[begin INFORMATION SUPPLIED]

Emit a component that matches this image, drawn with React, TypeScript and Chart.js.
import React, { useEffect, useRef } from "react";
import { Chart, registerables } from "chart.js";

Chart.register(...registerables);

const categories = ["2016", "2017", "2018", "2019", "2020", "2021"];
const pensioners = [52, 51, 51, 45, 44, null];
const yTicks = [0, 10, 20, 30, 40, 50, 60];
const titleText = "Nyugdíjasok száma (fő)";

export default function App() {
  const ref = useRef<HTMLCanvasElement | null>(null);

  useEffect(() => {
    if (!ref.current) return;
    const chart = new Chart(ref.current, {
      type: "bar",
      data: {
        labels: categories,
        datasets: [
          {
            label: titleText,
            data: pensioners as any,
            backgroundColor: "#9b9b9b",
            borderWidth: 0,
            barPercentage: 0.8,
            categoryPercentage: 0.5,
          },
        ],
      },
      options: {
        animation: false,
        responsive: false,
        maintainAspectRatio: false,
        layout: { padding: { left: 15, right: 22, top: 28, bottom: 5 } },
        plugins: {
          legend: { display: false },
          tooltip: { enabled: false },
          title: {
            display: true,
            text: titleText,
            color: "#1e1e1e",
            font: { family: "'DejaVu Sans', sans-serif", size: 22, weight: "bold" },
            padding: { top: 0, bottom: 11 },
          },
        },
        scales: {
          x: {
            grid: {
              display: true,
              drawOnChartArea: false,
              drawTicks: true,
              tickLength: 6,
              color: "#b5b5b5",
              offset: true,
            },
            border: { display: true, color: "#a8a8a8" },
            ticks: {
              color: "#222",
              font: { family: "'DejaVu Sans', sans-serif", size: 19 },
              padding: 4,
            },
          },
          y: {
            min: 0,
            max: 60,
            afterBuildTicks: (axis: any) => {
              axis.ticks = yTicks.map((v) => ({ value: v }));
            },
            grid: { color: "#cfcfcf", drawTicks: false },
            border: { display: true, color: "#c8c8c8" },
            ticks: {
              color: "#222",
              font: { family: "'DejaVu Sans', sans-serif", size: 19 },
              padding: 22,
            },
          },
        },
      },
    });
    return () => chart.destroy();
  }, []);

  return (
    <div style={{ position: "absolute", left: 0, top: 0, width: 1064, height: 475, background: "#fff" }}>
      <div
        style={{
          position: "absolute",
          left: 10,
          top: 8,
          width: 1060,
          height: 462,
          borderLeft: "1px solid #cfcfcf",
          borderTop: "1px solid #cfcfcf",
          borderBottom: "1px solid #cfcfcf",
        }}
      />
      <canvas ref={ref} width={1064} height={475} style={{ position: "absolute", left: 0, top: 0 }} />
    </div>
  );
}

[end INFORMATION SUPPLIED]

WRITTEN REQUEST:
Output the data above exactly, please, line for line.

FINISHED TASK:
Emit a component that matches this image, drawn with React, TypeScript and Chart.js.
import React, { useEffect, useRef } from "react";
import { Chart, registerables } from "chart.js";

Chart.register(...registerables);

const categories = ["2016", "2017", "2018", "2019", "2020", "2021"];
const pensioners = [52, 51, 51, 45, 44, null];
const yTicks = [0, 10, 20, 30, 40, 50, 60];
const titleText = "Nyugdíjasok száma (fő)";

export default function App() {
  const ref = useRef<HTMLCanvasElement | null>(null);

  useEffect(() => {
    if (!ref.current) return;
    const chart = new Chart(ref.current, {
      type: "bar",
      data: {
        labels: categories,
        datasets: [
          {
            label: titleText,
            data: pensioners as any,
            backgroundColor: "#9b9b9b",
            borderWidth: 0,
            barPercentage: 0.8,
            categoryPercentage: 0.5,
          },
        ],
      },
      options: {
        animation: false,
        responsive: false,
        maintainAspectRatio: false,
        layout: { padding: { left: 15, right: 22, top: 28, bottom: 5 } },
        plugins: {
          legend: { display: false },
          tooltip: { enabled: false },
          title: {
            display: true,
            text: titleText,
            color: "#1e1e1e",
            font: { family: "'DejaVu Sans', sans-serif", size: 22, weight: "bold" },
            padding: { top: 0, bottom: 11 },
          },
        },
        scales: {
          x: {
            grid: {
              display: true,
              drawOnChartArea: false,
              drawTicks: true,
              tickLength: 6,
              color: "#b5b5b5",
              offset: true,
            },
            border: { display: true, color: "#a8a8a8" },
            ticks: {
              color: "#222",
              font: { family: "'DejaVu Sans', sans-serif", size: 19 },
              padding: 4,
            },
          },
          y: {
            min: 0,
            max: 60,
            afterBuildTicks: (axis: any) => {
              axis.ticks = yTicks.map((v) => ({ value: v }));
            },
            grid: { color: "#cfcfcf", drawTicks: false },
            border: { display: true, color: "#c8c8c8" },
            ticks: {
              color: "#222",
              font: { family: "'DejaVu Sans', sans-serif", size: 19 },
              padding: 22,
            },
          },
        },
      },
    });
    return () => chart.destroy();
  }, []);

  return (
    <div style={{ position: "absolute", left: 0, top: 0, width: 1064, height: 475, background: "#fff" }}>
      <div
        style={{
          position: "absolute",
          left: 10,
          top: 8,
          width: 1060,
          height: 462,
          borderLeft: "1px solid #cfcfcf",
          borderTop: "1px solid #cfcfcf",
          borderBottom: "1px solid #cfcfcf",
        }}
      />
      <canvas ref={ref} width={1064} height={475} style={{ position: "absolute", left: 0, top: 0 }} />
    </div>
  );
}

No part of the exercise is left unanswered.